Segundo a Recomendação, assinada pelos promotores de Justiça William Garcia Pinto Coelho e Francisco Chaves Generoso, o Parque Estadual da Serra do Rola Moça “consolida Unidade de Conservação de Proteção Integral, onde são possíveis apenas ações relacionadas a pesquisas científicas e ao desenvolvimento de atividades de educação e interpretação ambiental, de recreação em contato com a natureza e de turismo ecológico, não sendo permitidas atividades minerárias ou quaisquer outras que comprometam a integridade dos atributos que justificam a sua proteção”.
VALE DESCUMPRIU – A empresa Vale já tinha se adiantado e apresentara pedido de licença para reabrir a mineração no córrego do Feijão e reaproveitar os rejeitos do minério. E a Secretaria Estadual do Meio Ambiente, no dia 11 de dezembro, aprovou a licença por 8 votos a 1., mas com reservas – a Vale não poderia reativar a mineração antes de resolver as pendências existentes.

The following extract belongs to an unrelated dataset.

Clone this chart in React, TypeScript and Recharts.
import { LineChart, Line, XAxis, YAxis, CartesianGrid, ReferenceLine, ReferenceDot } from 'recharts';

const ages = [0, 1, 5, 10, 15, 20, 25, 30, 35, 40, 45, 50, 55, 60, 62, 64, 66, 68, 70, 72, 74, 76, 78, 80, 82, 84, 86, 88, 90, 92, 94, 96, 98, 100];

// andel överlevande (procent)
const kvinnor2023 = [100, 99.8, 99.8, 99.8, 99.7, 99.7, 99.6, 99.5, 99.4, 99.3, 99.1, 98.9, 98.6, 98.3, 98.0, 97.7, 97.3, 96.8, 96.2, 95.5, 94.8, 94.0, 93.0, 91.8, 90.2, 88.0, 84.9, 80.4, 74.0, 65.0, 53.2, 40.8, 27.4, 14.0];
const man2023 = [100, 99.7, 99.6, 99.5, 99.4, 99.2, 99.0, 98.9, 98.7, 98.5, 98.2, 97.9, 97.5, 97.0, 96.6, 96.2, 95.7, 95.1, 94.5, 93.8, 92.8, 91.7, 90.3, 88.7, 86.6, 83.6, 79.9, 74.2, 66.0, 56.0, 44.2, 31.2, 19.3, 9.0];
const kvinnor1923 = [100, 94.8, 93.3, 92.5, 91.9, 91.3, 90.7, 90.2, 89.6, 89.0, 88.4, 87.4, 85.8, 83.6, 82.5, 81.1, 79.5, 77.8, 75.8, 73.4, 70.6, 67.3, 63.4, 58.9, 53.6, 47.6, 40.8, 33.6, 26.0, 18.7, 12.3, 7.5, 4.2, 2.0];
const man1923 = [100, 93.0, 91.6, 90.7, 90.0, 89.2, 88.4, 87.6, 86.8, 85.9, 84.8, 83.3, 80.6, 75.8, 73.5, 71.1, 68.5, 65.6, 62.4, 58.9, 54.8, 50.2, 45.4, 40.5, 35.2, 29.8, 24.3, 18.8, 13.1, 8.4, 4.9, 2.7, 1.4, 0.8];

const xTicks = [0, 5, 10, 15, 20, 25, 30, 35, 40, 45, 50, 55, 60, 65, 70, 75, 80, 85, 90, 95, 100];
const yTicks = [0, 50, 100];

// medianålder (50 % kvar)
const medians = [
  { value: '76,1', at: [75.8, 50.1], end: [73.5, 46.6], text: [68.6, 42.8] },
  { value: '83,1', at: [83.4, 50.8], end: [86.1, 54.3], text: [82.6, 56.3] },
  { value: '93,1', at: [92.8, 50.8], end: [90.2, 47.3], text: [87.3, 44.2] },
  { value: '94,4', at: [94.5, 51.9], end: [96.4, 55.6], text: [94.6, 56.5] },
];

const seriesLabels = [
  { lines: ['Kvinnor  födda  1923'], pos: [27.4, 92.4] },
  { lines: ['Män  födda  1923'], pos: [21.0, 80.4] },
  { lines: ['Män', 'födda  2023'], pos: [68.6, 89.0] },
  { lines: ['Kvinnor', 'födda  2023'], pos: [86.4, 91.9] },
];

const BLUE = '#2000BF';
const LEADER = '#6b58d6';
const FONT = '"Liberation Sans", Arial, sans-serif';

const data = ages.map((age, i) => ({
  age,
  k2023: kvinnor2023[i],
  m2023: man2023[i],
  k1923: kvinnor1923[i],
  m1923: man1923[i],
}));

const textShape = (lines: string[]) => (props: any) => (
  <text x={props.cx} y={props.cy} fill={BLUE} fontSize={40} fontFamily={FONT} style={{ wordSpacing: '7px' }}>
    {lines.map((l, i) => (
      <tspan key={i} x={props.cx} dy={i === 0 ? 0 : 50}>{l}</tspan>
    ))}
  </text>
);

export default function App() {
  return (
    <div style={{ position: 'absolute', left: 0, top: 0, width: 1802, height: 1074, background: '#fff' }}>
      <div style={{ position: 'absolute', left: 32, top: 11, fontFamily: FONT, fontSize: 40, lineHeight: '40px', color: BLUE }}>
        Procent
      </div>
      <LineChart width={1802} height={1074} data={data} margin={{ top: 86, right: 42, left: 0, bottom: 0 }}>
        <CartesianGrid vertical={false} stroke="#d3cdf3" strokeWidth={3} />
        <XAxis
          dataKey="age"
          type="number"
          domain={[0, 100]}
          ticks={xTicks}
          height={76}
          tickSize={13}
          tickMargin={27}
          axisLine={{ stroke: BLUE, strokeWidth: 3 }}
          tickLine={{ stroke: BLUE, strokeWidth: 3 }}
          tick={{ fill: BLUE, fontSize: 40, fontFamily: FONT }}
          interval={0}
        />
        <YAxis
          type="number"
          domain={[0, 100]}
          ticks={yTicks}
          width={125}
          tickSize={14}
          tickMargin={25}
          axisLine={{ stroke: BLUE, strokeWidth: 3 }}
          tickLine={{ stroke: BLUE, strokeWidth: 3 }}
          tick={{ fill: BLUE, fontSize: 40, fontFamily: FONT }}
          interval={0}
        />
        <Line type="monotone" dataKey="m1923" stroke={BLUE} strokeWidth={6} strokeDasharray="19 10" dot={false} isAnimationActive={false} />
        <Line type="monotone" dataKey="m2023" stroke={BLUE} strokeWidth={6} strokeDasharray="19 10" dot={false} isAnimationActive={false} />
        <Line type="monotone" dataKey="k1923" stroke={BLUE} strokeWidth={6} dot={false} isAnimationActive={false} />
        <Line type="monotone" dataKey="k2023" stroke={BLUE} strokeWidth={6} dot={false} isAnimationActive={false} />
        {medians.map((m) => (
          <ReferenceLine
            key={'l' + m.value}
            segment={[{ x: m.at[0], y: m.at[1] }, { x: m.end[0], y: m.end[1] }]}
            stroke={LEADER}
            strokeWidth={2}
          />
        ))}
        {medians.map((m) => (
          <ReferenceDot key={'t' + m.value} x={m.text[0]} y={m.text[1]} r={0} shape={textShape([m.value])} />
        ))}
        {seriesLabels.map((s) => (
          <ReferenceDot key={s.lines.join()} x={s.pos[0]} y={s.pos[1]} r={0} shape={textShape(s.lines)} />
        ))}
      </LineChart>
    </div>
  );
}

É inacreditável, mas rigorosamente verdadeiro. Na certeza da impunidade, o presidente da empresa, Fábio Schartzman mandou reativar a mina antes de cumprir as exigências, embora o representante do Ibama na Secretaria do Meio Ambiente tivesse advertido para o altíssimo risco de rompimento da barragem.

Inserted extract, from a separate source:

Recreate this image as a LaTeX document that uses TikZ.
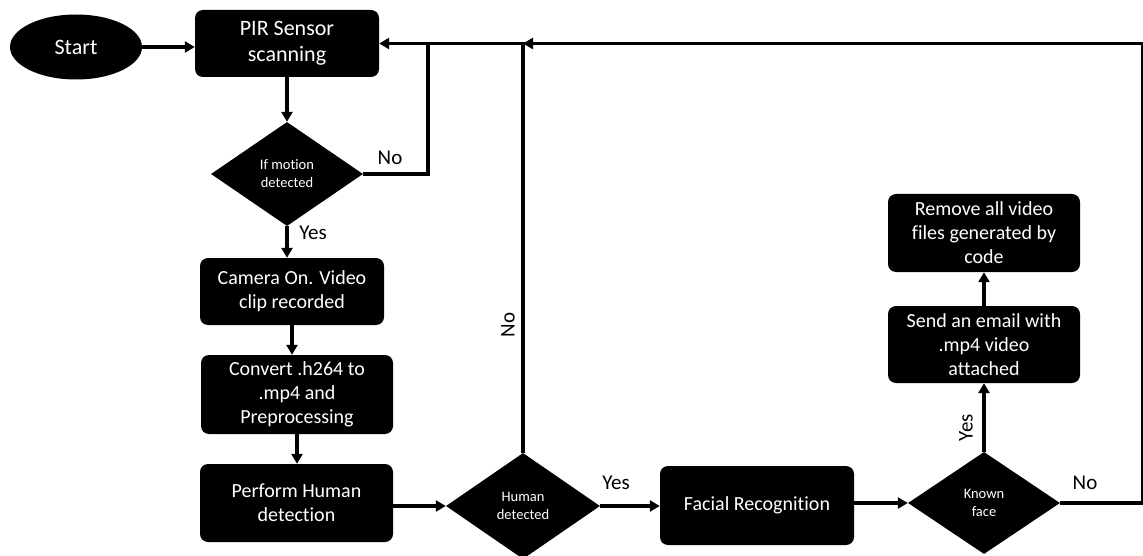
\documentclass[tikz,border=0pt]{standalone}
\usepackage{fontspec}
\setmainfont{Carlito}[Ligatures={NoCommon,NoContextual}]
\usetikzlibrary{shapes.geometric,arrows.meta}
\tikzset{
  box/.style={draw=none,fill=black,text=white,rounded corners=8pt,align=center,inner sep=0pt,
    font=\fontsize{20}{24}\selectfont},
  dec/.style={diamond,fill=black,text=white,align=center,inner sep=0pt,
    font=\fontsize{14.5}{18}\selectfont},
  term/.style={ellipse,fill=black,text=white,inner sep=0pt,font=\fontsize{22}{26}\selectfont},
  conn/.style={line width=3.5pt},
  arr/.style={conn,-{Triangle[length=10pt,width=11pt]}},
  lbl/.style={font=\fontsize{21}{24}\selectfont,inner sep=0pt}
}
\begin{document}
\begin{tikzpicture}[x=1pt,y=-1pt]
\useasboundingbox (0,0) rectangle (1143,556);
\node[term,minimum width=132pt,minimum height=65pt] (start) at (76,47) {Start};
\node[box,minimum width=184pt,minimum height=67pt,font=\fontsize{22}{26}\selectfont] (pir) at (287,43.5) {PIR Sensor\\scanning};
\node[dec,minimum width=152pt,minimum height=104pt] (motion) at (287,174) {If motion\\detected};
\node[box,minimum width=184pt,minimum height=67pt] (camera) at (292,291.5) {Camera On. Video\\clip recorded};
\node[box,minimum width=192pt,minimum height=79pt] (convert) at (297,394.5) {Convert .h264 to\\.mp4 and\\Preprocessing};
\node[box,minimum width=193pt,minimum height=78pt] (perform) at (296.5,503) {Perform Human\\detection};
\node[dec,minimum width=154pt,minimum height=106pt] (human) at (523,506) {Human\\detected};
\node[box,minimum width=194pt,minimum height=79pt] (facial) at (757,505.5) {Facial Recognition};
\node[dec,minimum width=152pt,minimum height=102pt] (known) at (984,503) {Known\\face};
\node[box,minimum width=192pt,minimum height=77pt] (send) at (984,344.5) {Send an email with\\.mp4 video\\attached};
\node[box,minimum width=192pt,minimum height=78pt] (remove) at (984,233) {Remove all video\\files generated by\\code};

\coordinate (j1) at (428,43.5);
\coordinate (j3) at (1142.5,43.5);

\draw[arr] (start.east) -- (start.east -| pir.west);
\draw[arr] (pir.south) -- (motion.north);
\draw[arr] (motion.south) -- (motion.south |- camera.north);
\draw[arr] (camera.south) -- (camera.south |- convert.north);
\draw[arr] (convert.south) -- (convert.south |- perform.north);
\draw[arr] (human.west -| perform.east) -- (human.west);
\draw[arr] (human.east) -- (human.east -| facial.west);
\draw[arr] (known.west -| facial.east) -- (known.west);
\draw[arr] (known.north) -- (send.south);
\draw[arr] (send.north) -- (remove.south);
\draw[conn] (motion.east) -| (j1);
\draw[arr] (human.north) |- (pir.east);
\draw[arr] (known.east) -| (j3) -- (human.north |- j3);

\node[lbl] (lno1) at (390,158) {No};
\node[lbl] (lyes1) at (313,233) {Yes};
\node[lbl,rotate=90] (lno2) at (508,325) {No};
\node[lbl] (lyes2) at (616,483) {Yes};
\node[lbl,rotate=90] (lyes3) at (966,428) {Yes};
\node[lbl] (lno3) at (1085,483) {No};
\end{tikzpicture}
\end{document}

Portanto, Schartzman está mentindo ao afirmar que a mina estava desativada. Ao contrário, na verdade a atividade de mineração tinha sido reativada, com centenas de trabalhadores atuando no local, e foi justamente isso que causou o rompimento da barragem, cujos rejeitos estavam sendo revolvidos para reaproveitamento do minério.

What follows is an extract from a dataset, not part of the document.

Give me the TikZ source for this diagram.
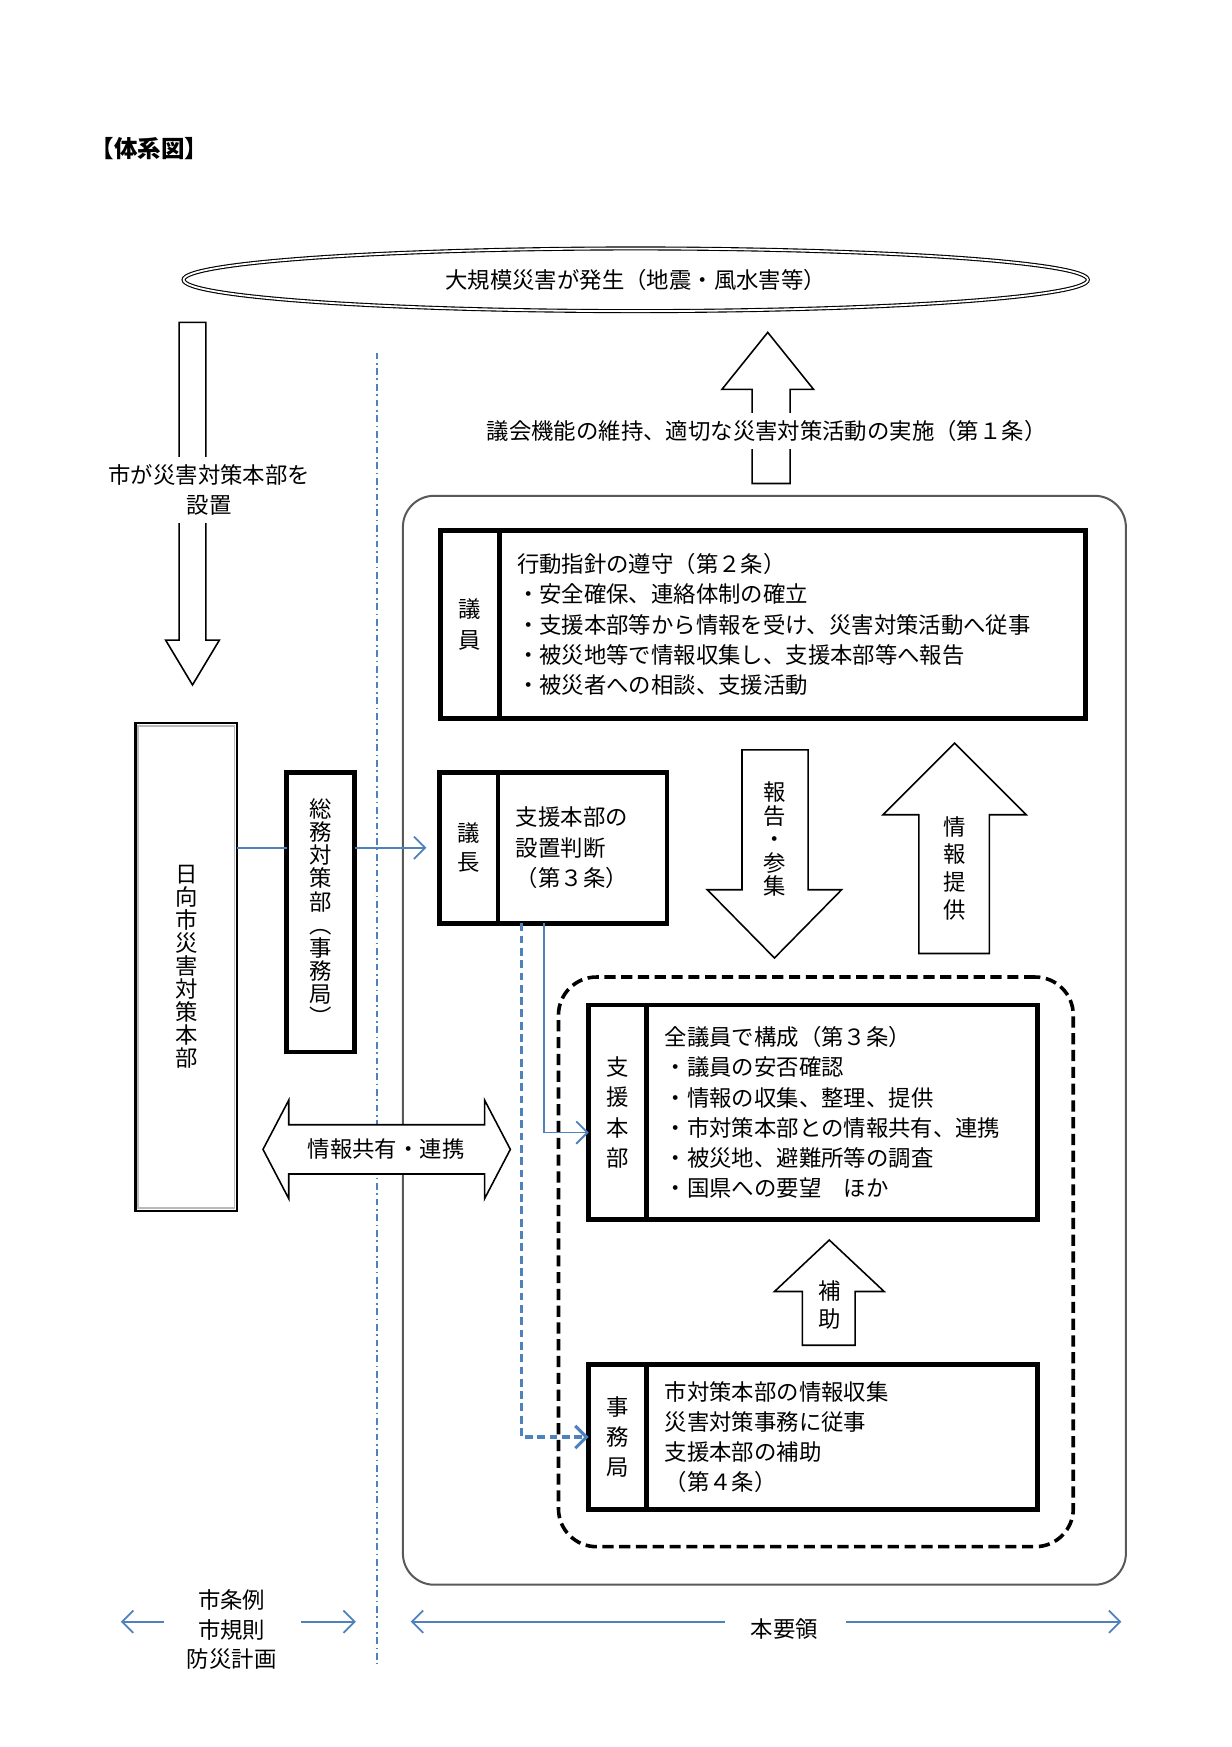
\documentclass[tikz,border=0pt]{standalone}
\usepackage{fontspec}
\setmainfont{Noto Sans CJK JP}
\usepackage{xcolor}
\usetikzlibrary{positioning,calc,arrows.meta,shapes.geometric}
\definecolor{lineblue}{RGB}{79,129,189}

\begin{document}
\begin{tikzpicture}[x=0.5pt, y=-0.5pt, font=\fontsize{10}{13.5}\selectfont,
	boxframe/.style={draw, line width=2.2pt, outer sep=0pt, inner sep=0pt},
	sidetag/.style={boxframe, align=center, minimum width=26pt, minimum height=#1},
	textbox/.style 2 args={boxframe, align=left, inner xsep=8pt, text width=#1, minimum height=#2},
	tate/.style={align=center, font=\fontsize{10}{#1}\selectfont},
	blockarrow/.style={draw, fill=white, line width=0.7pt},
	blueline/.style={draw=lineblue, line width=0.8pt},
	bluearrow/.style={blueline, -{Straight Barb[length=5pt,width=10pt]}}]
	\useasboundingbox (0,0) rectangle (1100,1561);
	% dividing line
	\coordinate (divtop) at (337,315);
	\coordinate (divbot) at (337,1487);
	\draw[lineblue, line width=0.7pt, dash pattern=on 3pt off 1.6pt on 0.8pt off 1.6pt] (divtop) -- (divbot);

	\node[anchor=west, font=\bfseries\fontsize{10.5}{12}\selectfont] (title) at (74,133) {【体系図】};
	\node[ellipse, draw, double, double distance=0.8pt, line width=0.5pt, inner sep=0pt,
		minimum width=404pt, minimum height=28pt] (event) at (568,250) {大規模災害が発生（地震・風水害等）};

	% frames
	\node[draw=black!65, line width=0.9pt, rounded corners=14pt, minimum width=323pt, minimum height=486.5pt] (area) at (683,929.5) {};
	\node[draw, line width=1.6pt, dash pattern=on 5pt off 2.5pt, rounded corners=17pt, minimum width=230pt, minimum height=254.5pt] (support) at (729,1127.5) {};

	% big arrows
	\draw[blockarrow] (160,288) -- (184,288) -- (184,572) -- (196,572) -- (172,612) -- (148,572) -- (160,572) -- cycle;
	\node[fill=white, align=center] (setup) at (187,438) {市が災害対策本部を\\設置};
	\draw[blockarrow] (672,432) -- (672,348) -- (645,348) -- (686,297) -- (727,348) -- (706,348) -- (706,432) -- cycle;
	\node[fill=white] (aim) at (685,385) {議会機能の維持、適切な災害対策活動の実施（第１条）};
	\draw[blockarrow] (663,670) -- (722,670) -- (722,795) -- (752,795) -- (692,856) -- (632,795) -- (663,795) -- cycle;
	\node[tate=10.5] (report) at (692,750) {報\\告\\・\\参\\集};
	\draw[blockarrow] (821,852) -- (821,728) -- (789,728) -- (853,664) -- (917,728) -- (884,728) -- (884,852) -- cycle;
	\node[tate=12.5] (inform) at (853,776) {情\\報\\提\\供};
	\draw[blockarrow] (717,1202) -- (717,1154) -- (692,1154) -- (741,1108) -- (790,1154) -- (764,1154) -- (764,1202) -- cycle;
	\node[tate=12.5] (assist) at (741,1166) {補\\助};

	% boxes
	\node[textbox={246pt}{84pt}] (giin) at (708,558) {行動指針の遵守（第２条）\\・安全確保、連絡体制の確立\\・支援本部等から情報を受け、災害対策活動へ従事\\・被災地等で情報収集し、支援本部等へ報告\\・被災者への相談、支援活動};
	\node[sidetag=84pt, tate=14, left=0pt of giin] (giintag) {議\\員};
	\node[textbox={59.5pt}{67.5pt}] (gicho) at (520.5,757.5) {支援本部の\\設置判断\\（第３条）};
	\node[sidetag=67.5pt, tate=13, left=0pt of gicho] (gichotag) {議\\長};
	\node[textbox={158.5pt}{96pt}] (shien) at (752.5,994) {全議員で構成（第３条）\\・議員の安否確認\\・情報の収集、整理、提供\\・市対策本部との情報共有、連携\\・被災地、避難所等の調査\\・国県への要望　ほか};
	\node[sidetag=96pt, tate=13.5, left=0pt of shien] (shientag) {支\\援\\本\\部};
	\node[textbox={158.5pt}{65pt}] (jimu) at (752.5,1284) {市対策本部の情報収集\\災害対策事務に従事\\支援本部の補助\\（第４条）};
	\node[sidetag=65pt, tate=13.5, left=0pt of jimu] (jimutag) {事\\務\\局};
	\node[boxframe, tate=10.3, minimum width=30.5pt, minimum height=125pt] (somu) at (286.5,815) {総\\務\\対\\策\\部\\︵\\事\\務\\局\\︶};
	\node[draw, line width=1pt, outer sep=0pt, tate=10.25, minimum width=45.5pt, minimum height=218pt] (hq) at (166.5,864) {日\\向\\市\\災\\害\\対\\策\\本\\部};
	\draw[gray!55, line width=0.8pt] ($(hq.south west)+(2.5,-2.5)$) rectangle ($(hq.north east)+(-2.5,2.5)$);

	% connectors
	\draw[blueline] (gichotag.west -| hq.east) -- (gichotag.west -| somu.west);
	\draw[bluearrow, shorten >=6pt] (gichotag.west -| somu.east) -- (gichotag.west);
	\draw[bluearrow] ($(gicho.south west)+(41,0)$) |- ($(shientag.west)+(0,18)$);
	\draw[bluearrow, line width=1.4pt, dash pattern=on 3.5pt off 2pt] ($(gicho.south west)+(21,0)$) |- (jimutag.west);

	\draw[blockarrow] (235,1027) -- (258,983) -- (258,1005) -- (433,1005) -- (433,983) -- (456,1027) -- (433,1071) -- (433,1049) -- (258,1049) -- (258,1071) -- cycle;
	\node (share) at (345,1027) {情報共有・連携};

	% scope of the rules
	\node[align=center, font=\fontsize{10}{13}\selectfont] (rules) at (207,1456) {市条例\\市規則\\防災計画};
	\coordinate (rulesL) at (108,1449);
	\coordinate (rulesR) at (318,1449);
	\draw[bluearrow, shorten <=6.5pt] (rules.west |- rulesL) -- (rulesL);
	\draw[bluearrow, shorten <=7.5pt] (rules.east |- rulesR) -- (rulesR);
	\node (guide) at (701,1456) {本要領};
	\coordinate (guideL) at (367,1449);
	\coordinate (guideR) at (1002,1449);
	\draw[bluearrow, shorten <=8pt] (guide.west |- guideL) -- (guideL);
	\draw[bluearrow, shorten <=9pt] (guide.east |- guideR) -- (guideR);
\end{tikzpicture}
\end{document}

UM CRIMINOSO – Não resta dúvida de que o executivo Fábio Schartzman é um criminoso vulgar e merece ser preso, conforme sugere a advogada Rosângela Moro, mulher do ministro da Justiça. Se a mina estava desativada desde 2015, o que explicaria a presença de centenas de trabalhadores da Vale, inclusive terceirizados, e eram tantos que 300 deles estão desaparecidos? Se a mina estava desativada, como alega Schartzman, como justificar no local a presença de uma médica especializada em Medicina do Trabalho, a doutora Marcelle Porto Cangussu, a primeira vítima a ser identificada?
O presidente da Vale está mentindo para não se tornar réu confesso, porque a licença para retomar a atividade da mina ainda não estava valendo. E se Shartzman continuar impune, é sinal de que nada mudou, este país continua o mesmo e as promessas anunciadas por Jair Bolsonaro eram apenas mais uma farsa. E nós não merecemos isso. Exigimos ter um governo decente, do qual nos orgulhemos. É um direito da cidadania.